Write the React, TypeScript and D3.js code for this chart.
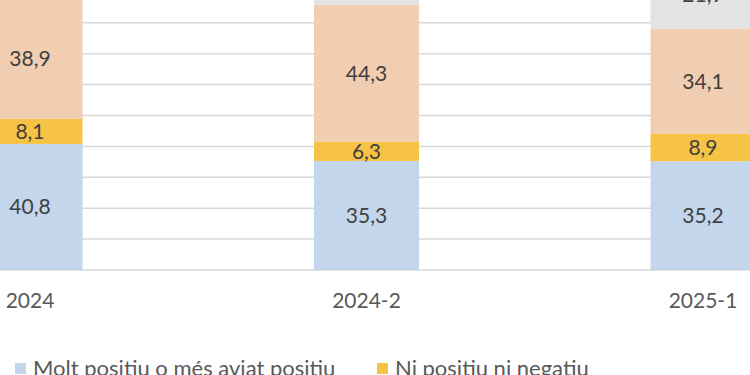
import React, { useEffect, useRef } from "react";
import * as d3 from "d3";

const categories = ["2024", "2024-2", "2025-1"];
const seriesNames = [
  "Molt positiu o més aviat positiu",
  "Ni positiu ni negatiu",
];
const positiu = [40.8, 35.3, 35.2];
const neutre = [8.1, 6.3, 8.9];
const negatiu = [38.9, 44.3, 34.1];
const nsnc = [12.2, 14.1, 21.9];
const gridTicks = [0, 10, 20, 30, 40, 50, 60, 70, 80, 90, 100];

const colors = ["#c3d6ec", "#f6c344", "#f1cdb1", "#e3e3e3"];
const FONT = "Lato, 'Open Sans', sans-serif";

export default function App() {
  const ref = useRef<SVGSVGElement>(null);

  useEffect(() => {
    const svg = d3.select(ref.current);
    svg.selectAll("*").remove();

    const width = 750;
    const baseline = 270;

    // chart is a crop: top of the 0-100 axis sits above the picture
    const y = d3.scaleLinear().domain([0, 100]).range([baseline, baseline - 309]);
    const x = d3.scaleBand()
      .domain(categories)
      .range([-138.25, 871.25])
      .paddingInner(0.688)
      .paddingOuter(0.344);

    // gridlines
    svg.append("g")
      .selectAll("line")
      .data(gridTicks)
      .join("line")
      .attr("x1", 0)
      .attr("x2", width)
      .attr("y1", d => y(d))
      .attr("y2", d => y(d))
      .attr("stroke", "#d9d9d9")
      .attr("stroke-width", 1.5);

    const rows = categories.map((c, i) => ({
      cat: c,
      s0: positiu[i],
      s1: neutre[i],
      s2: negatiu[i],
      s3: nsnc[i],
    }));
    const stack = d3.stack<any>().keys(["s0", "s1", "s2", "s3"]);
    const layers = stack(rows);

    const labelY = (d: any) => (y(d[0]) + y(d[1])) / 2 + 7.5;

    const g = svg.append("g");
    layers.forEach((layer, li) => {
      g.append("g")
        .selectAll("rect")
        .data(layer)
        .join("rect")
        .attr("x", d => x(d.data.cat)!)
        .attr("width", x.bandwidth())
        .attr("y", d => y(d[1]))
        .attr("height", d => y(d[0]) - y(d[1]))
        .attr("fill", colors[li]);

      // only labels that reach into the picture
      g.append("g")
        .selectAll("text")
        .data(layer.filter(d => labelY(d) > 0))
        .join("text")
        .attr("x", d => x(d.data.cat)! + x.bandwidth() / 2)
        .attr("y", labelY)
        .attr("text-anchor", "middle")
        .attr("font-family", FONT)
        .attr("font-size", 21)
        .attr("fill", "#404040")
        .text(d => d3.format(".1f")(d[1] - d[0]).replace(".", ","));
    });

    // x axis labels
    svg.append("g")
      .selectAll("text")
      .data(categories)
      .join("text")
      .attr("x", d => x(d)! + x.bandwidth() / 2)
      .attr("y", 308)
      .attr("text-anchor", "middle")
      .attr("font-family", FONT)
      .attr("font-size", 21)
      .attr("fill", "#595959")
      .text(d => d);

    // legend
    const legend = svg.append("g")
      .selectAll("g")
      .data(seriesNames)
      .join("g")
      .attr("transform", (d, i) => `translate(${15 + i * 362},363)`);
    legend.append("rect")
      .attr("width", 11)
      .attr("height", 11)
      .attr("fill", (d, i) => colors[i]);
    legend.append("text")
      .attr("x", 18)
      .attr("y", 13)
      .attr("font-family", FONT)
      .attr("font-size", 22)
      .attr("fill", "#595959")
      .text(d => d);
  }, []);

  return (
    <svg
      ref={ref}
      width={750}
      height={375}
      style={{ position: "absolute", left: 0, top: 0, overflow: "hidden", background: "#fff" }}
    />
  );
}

• **TASK DETAILS**
Repeat the data in full and exactly. Omit pictures.

• **WORKED SOLUTION**
Write the React, TypeScript and D3.js code for this chart.
import React, { useEffect, useRef } from "react";
import * as d3 from "d3";

const categories = ["2024", "2024-2", "2025-1"];
const seriesNames = [
  "Molt positiu o més aviat positiu",
  "Ni positiu ni negatiu",
];
const positiu = [40.8, 35.3, 35.2];
const neutre = [8.1, 6.3, 8.9];
const negatiu = [38.9, 44.3, 34.1];
const nsnc = [12.2, 14.1, 21.9];
const gridTicks = [0, 10, 20, 30, 40, 50, 60, 70, 80, 90, 100];

const colors = ["#c3d6ec", "#f6c344", "#f1cdb1", "#e3e3e3"];
const FONT = "Lato, 'Open Sans', sans-serif";

export default function App() {
  const ref = useRef<SVGSVGElement>(null);

  useEffect(() => {
    const svg = d3.select(ref.current);
    svg.selectAll("*").remove();

    const width = 750;
    const baseline = 270;

    // chart is a crop: top of the 0-100 axis sits above the picture
    const y = d3.scaleLinear().domain([0, 100]).range([baseline, baseline - 309]);
    const x = d3.scaleBand()
      .domain(categories)
      .range([-138.25, 871.25])
      .paddingInner(0.688)
      .paddingOuter(0.344);

    // gridlines
    svg.append("g")
      .selectAll("line")
      .data(gridTicks)
      .join("line")
      .attr("x1", 0)
      .attr("x2", width)
      .attr("y1", d => y(d))
      .attr("y2", d => y(d))
      .attr("stroke", "#d9d9d9")
      .attr("stroke-width", 1.5);

    const rows = categories.map((c, i) => ({
      cat: c,
      s0: positiu[i],
      s1: neutre[i],
      s2: negatiu[i],
      s3: nsnc[i],
    }));
    const stack = d3.stack<any>().keys(["s0", "s1", "s2", "s3"]);
    const layers = stack(rows);

    const labelY = (d: any) => (y(d[0]) + y(d[1])) / 2 + 7.5;

    const g = svg.append("g");
    layers.forEach((layer, li) => {
      g.append("g")
        .selectAll("rect")
        .data(layer)
        .join("rect")
        .attr("x", d => x(d.data.cat)!)
        .attr("width", x.bandwidth())
        .attr("y", d => y(d[1]))
        .attr("height", d => y(d[0]) - y(d[1]))
        .attr("fill", colors[li]);

      // only labels that reach into the picture
      g.append("g")
        .selectAll("text")
        .data(layer.filter(d => labelY(d) > 0))
        .join("text")
        .attr("x", d => x(d.data.cat)! + x.bandwidth() / 2)
        .attr("y", labelY)
        .attr("text-anchor", "middle")
        .attr("font-family", FONT)
        .attr("font-size", 21)
        .attr("fill", "#404040")
        .text(d => d3.format(".1f")(d[1] - d[0]).replace(".", ","));
    });

    // x axis labels
    svg.append("g")
      .selectAll("text")
      .data(categories)
      .join("text")
      .attr("x", d => x(d)! + x.bandwidth() / 2)
      .attr("y", 308)
      .attr("text-anchor", "middle")
      .attr("font-family", FONT)
      .attr("font-size", 21)
      .attr("fill", "#595959")
      .text(d => d);

    // legend
    const legend = svg.append("g")
      .selectAll("g")
      .data(seriesNames)
      .join("g")
      .attr("transform", (d, i) => `translate(${15 + i * 362},363)`);
    legend.append("rect")
      .attr("width", 11)
      .attr("height", 11)
      .attr("fill", (d, i) => colors[i]);
    legend.append("text")
      .attr("x", 18)
      .attr("y", 13)
      .attr("font-family", FONT)
      .attr("font-size", 22)
      .attr("fill", "#595959")
      .text(d => d);
  }, []);

  return (
    <svg
      ref={ref}
      width={750}
      height={375}
      style={{ position: "absolute", left: 0, top: 0, overflow: "hidden", background: "#fff" }}
    />
  );
}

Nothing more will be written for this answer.